Beethoven Celebration
Wednesday, December 16, 2020, 10:00 AM
The Resolution Reached with Difficulty
by Patrick Castillo
No composer in the Western canon has so completely captivated the popular imagination as Beethoven. The onset of deafness while yet in his early thirties, which Beethoven overcame to create the most iconic works in the classical repertoire, is an indelible part of our cultural mythology. The magnitude of his creative output, produced at the expense of meaningful social or romantic relationships, has amplified his stature as the prototypical tortured, heroic artist. The lilting opening strains of the Moonlight Sonata, Fate’s ominous four-note knock at the door that begins the Fifth Symphony, the triumphant Ode to Joy—these have become universal shorthand for the highs and lows of life’s rich pageant.

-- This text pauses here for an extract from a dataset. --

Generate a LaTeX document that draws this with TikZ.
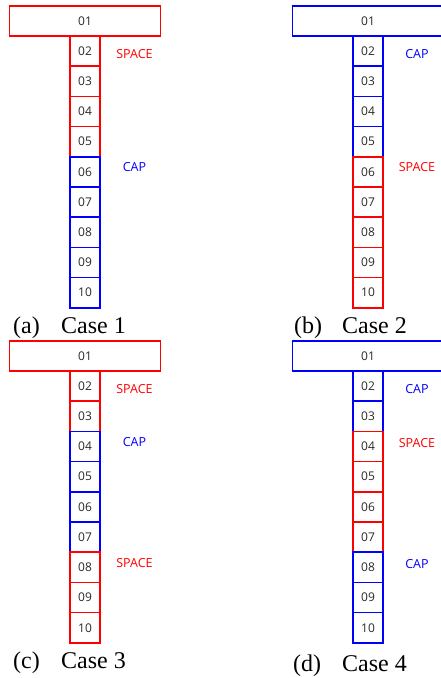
\documentclass[tikz,border=0pt]{standalone}
\usepackage{fontspec}
\setmainfont{Liberation Serif}
\newfontfamily\uifont{Open Sans}
\definecolor{cr}{RGB}{255,0,0}
\definecolor{cb}{RGB}{0,0,255}
\definecolor{numtxt}{RGB}{40,40,40}
\tikzset{
  cell/.style={draw, line width=1.7pt, minimum width=30pt, minimum height=30.2pt,
    inner sep=0pt, font=\uifont\fontsize{12}{12}\selectfont, text=numtxt},
  topcell/.style={cell, minimum width=151pt},
  lab/.style={inner sep=0pt, font=\uifont\fontsize{12.5}{12.5}\selectfont},
  capt/.style={anchor=base west, inner sep=0pt, font=\fontsize{24}{24}\selectfont},
}
\begin{document}
\begin{tikzpicture}[x=1pt,y=-1pt]
\useasboundingbox (0,0) rectangle (441,678);
% ---------- (a) ----------
\node[topcell, draw=cr] (a1) at (85,21) {01};
\foreach \c [count=\i from 2] in {cr,cr,cr,cr,cb,cb,cb,cb,cb}
  \node[cell, draw=\c] (a\i) at (85,{36+30.2*(\i-2)+15.1}) {\ifnum\i<10 0\fi\i};
\node[lab, text=cr] (alab1) at (134.5,54) {SPACE};
\node[lab, text=cb] (alab2) at (134.5,167) {CAP};
\node[capt] (acap1) at (13,333) {(a)};
\node[capt] (acap2) at (61,333) {Case 1};
% ---------- (b) ----------
\node[topcell, draw=cb] (b1) at (368,21) {01};
\foreach \c [count=\i from 2] in {cb,cb,cb,cb,cr,cr,cr,cr,cr}
  \node[cell, draw=\c] (b\i) at (368,{36+30.2*(\i-2)+15.1}) {\ifnum\i<10 0\fi\i};
\node[lab, text=cb] (blab1) at (417,54) {CAP};
\node[lab, text=cr] (blab2) at (417,167) {SPACE};
\node[capt] (bcap1) at (294,333) {(b)};
\node[capt] (bcap2) at (342,333) {Case 2};
% ---------- (c) ----------
\node[topcell, draw=cr] (c1) at (85,356) {01};
\foreach \c [count=\i from 2] in {cr,cr,cb,cb,cb,cb,cr,cr,cr}
  \node[cell, draw=\c] (c\i) at (85,{371+30.2*(\i-2)+15.1}) {\ifnum\i<10 0\fi\i};
\node[lab, text=cr] (clab1) at (134.5,389) {SPACE};
\node[lab, text=cb] (clab2) at (134.5,442) {CAP};
\node[lab, text=cr] (clab3) at (134.5,563) {SPACE};
\node[capt] (ccap1) at (13,668) {(c)};
\node[capt] (ccap2) at (61,668) {Case 3};
% ---------- (d) ----------
\node[topcell, draw=cb] (d1) at (368,356) {01};
\foreach \c [count=\i from 2] in {cb,cb,cr,cr,cr,cr,cb,cb,cb}
  \node[cell, draw=\c] (d\i) at (368,{371+30.2*(\i-2)+15.1}) {\ifnum\i<10 0\fi\i};
\node[lab, text=cb] (dlab1) at (417,389) {CAP};
\node[lab, text=cr] (dlab2) at (417,443) {SPACE};
\node[lab, text=cb] (dlab3) at (417,564) {CAP};
\node[capt] (dcap1) at (293,671) {(d)};
\node[capt] (dcap2) at (342,671) {Case 4};
\end{tikzpicture}
\end{document}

So has Beethoven himself become emblematic of the classical tradition at large. He is known to generations of Peanuts readers as the object of Schroeder’s obsession. It is Beethoven, not Bach or Brahms, whom Chuck Berry implores to “roll over” to make room for these rhythm and blues. But on the 250th anniversary of the composer’s birth, Beethoven’s music endures, as compelling and irresistible as ever.
Several of the solo piano and symphonic works will surely account for the most immediately familiar of Beethoven’s music to the lay listener. But his body of chamber music represents the most significant contribution to the chamber literature, certainly by any composer between Haydn and Brahms, and arguably of any era. In their expressive ambition and sheer technical demands, Beethoven’s chamber works transferred the art form from the purview of skilled amateurs in private salons into the hands of elite virtuosi, to be played in public concert halls. And perhaps more than any other part of his output, a survey of Beethoven’s chamber music consolidates our understanding of the essence of his art.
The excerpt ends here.